Source code of charts:
☆ ☆ ☆ ☆ ☆
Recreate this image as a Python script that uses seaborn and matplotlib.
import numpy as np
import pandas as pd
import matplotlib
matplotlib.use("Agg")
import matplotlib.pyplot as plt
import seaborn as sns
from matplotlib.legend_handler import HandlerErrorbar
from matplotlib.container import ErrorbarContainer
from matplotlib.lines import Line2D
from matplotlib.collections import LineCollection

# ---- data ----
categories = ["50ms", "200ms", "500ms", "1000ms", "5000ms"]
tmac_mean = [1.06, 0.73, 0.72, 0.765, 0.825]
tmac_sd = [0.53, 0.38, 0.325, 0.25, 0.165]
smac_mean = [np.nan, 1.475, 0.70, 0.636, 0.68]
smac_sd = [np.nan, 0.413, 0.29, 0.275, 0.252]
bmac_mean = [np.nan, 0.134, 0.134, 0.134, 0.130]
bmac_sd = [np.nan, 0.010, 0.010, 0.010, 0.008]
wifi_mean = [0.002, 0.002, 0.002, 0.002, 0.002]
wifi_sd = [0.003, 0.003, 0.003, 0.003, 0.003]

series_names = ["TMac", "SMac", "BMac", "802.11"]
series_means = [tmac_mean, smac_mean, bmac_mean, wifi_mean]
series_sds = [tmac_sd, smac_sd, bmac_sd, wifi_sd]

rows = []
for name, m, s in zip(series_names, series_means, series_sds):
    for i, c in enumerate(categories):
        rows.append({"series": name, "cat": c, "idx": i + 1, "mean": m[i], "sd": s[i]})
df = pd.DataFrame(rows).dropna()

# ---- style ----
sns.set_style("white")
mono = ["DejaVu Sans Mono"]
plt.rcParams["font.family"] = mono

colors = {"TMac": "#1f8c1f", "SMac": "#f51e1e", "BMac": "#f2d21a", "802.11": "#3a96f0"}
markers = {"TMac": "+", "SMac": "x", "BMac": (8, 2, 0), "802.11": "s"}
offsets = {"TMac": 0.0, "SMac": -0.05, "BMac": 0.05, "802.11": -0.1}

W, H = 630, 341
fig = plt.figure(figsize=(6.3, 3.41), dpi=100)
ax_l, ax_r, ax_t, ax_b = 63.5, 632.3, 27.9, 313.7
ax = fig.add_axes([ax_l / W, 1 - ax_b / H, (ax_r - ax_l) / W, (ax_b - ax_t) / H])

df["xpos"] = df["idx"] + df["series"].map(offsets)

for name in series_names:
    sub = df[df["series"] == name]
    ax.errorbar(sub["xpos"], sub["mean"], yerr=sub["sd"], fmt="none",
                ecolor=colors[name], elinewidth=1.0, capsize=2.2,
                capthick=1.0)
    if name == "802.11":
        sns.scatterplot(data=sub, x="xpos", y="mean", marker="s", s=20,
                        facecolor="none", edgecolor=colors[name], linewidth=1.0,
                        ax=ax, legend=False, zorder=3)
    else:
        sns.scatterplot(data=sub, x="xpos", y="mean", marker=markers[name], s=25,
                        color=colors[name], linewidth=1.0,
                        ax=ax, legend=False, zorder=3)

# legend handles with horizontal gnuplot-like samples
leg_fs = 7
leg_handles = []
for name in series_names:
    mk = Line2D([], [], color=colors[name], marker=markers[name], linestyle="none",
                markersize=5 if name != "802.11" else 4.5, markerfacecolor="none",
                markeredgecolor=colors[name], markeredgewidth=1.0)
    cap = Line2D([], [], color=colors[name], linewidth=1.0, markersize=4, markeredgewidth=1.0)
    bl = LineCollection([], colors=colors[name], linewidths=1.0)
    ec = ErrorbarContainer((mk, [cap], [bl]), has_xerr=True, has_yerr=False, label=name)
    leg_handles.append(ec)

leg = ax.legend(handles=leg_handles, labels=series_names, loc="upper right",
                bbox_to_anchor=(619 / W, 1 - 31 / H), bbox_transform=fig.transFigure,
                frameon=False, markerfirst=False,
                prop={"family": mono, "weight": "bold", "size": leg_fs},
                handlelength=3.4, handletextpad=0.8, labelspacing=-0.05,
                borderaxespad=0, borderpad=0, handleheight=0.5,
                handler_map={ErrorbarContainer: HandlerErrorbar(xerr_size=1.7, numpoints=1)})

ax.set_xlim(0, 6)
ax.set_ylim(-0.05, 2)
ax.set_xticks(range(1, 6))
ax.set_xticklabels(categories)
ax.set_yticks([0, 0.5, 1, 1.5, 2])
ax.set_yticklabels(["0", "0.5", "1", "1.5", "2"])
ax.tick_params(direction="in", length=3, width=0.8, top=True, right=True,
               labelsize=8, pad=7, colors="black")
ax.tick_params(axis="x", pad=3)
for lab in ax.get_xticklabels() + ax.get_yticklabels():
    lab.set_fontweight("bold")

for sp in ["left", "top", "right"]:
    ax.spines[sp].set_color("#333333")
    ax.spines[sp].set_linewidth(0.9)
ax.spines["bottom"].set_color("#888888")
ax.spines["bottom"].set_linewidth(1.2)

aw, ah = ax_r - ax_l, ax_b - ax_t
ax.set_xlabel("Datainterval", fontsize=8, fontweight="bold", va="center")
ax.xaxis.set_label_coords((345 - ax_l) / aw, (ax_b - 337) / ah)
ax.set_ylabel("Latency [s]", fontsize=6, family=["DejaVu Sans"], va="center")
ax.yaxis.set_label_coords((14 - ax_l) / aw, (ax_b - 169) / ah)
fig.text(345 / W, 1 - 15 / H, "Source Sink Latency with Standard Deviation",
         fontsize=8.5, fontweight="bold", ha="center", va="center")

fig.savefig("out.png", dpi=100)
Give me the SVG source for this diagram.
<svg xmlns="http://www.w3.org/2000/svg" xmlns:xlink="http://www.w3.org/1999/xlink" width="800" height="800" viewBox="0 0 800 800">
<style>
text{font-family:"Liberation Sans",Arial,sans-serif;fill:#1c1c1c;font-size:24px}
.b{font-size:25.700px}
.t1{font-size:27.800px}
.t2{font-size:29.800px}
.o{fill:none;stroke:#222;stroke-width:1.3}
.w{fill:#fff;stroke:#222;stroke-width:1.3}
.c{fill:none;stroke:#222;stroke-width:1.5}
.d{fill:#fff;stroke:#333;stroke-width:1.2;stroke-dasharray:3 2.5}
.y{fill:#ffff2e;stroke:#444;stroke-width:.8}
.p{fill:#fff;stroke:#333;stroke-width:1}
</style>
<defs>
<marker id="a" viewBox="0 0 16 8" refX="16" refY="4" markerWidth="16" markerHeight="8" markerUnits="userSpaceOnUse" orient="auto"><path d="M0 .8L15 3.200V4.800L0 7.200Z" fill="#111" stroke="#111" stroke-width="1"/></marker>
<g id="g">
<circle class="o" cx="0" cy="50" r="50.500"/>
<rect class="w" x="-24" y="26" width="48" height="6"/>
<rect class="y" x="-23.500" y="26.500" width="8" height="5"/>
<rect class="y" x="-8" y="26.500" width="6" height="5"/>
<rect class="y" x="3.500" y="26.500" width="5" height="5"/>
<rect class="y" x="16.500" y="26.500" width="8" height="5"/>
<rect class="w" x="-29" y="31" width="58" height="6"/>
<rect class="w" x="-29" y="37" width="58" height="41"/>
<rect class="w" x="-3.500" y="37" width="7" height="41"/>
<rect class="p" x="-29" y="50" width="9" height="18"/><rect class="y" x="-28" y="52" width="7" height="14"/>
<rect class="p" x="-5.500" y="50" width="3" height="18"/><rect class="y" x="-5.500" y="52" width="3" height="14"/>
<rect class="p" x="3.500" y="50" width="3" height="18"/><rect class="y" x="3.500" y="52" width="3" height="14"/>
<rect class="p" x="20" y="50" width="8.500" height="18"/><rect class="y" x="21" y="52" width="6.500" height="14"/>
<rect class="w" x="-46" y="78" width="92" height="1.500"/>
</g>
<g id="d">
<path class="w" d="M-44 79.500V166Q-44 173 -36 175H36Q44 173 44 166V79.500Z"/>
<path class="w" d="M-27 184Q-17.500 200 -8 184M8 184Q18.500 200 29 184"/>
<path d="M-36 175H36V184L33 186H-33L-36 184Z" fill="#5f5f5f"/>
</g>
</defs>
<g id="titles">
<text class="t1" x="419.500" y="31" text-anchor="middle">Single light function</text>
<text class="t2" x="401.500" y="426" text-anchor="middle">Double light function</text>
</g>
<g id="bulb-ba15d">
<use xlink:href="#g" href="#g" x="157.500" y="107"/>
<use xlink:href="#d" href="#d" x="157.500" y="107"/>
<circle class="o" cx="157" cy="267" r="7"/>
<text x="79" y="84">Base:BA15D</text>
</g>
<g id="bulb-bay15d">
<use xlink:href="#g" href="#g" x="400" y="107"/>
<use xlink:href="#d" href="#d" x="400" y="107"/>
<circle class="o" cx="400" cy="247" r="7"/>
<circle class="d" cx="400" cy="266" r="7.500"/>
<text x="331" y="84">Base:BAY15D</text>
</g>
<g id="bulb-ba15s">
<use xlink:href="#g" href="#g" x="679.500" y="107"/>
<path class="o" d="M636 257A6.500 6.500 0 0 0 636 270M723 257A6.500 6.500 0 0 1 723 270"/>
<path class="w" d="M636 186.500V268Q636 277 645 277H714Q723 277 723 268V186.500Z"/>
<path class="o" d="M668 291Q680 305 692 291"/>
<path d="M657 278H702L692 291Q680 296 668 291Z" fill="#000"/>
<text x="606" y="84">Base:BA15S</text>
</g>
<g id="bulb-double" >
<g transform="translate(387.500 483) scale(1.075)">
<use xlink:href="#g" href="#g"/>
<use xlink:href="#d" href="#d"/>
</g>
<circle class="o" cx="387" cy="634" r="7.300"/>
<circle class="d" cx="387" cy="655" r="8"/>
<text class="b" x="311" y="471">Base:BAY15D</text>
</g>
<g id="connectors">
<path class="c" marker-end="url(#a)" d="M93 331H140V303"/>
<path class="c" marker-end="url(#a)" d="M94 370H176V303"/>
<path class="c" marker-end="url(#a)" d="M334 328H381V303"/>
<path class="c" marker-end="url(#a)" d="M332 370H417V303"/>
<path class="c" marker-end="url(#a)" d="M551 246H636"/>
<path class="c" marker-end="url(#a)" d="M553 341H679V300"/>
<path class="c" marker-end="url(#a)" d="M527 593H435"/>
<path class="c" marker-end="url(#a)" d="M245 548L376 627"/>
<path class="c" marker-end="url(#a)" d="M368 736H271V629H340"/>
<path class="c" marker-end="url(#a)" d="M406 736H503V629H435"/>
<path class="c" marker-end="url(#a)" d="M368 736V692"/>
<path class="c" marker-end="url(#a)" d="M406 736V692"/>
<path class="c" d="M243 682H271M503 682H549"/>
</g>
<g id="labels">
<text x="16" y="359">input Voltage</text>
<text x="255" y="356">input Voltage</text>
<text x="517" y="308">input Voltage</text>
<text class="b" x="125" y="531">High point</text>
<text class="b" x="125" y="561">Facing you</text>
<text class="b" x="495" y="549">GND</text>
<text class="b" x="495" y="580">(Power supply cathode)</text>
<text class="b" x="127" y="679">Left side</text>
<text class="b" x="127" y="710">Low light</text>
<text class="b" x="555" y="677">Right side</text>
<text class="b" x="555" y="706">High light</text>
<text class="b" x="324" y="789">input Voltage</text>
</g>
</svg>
☆ ☆ ☆ ☆ ☆
Every line containing the string "this" must be listed.

Task answer:
Recreate this image as a Python script that uses seaborn and matplotlib.
Give me the SVG source for this diagram.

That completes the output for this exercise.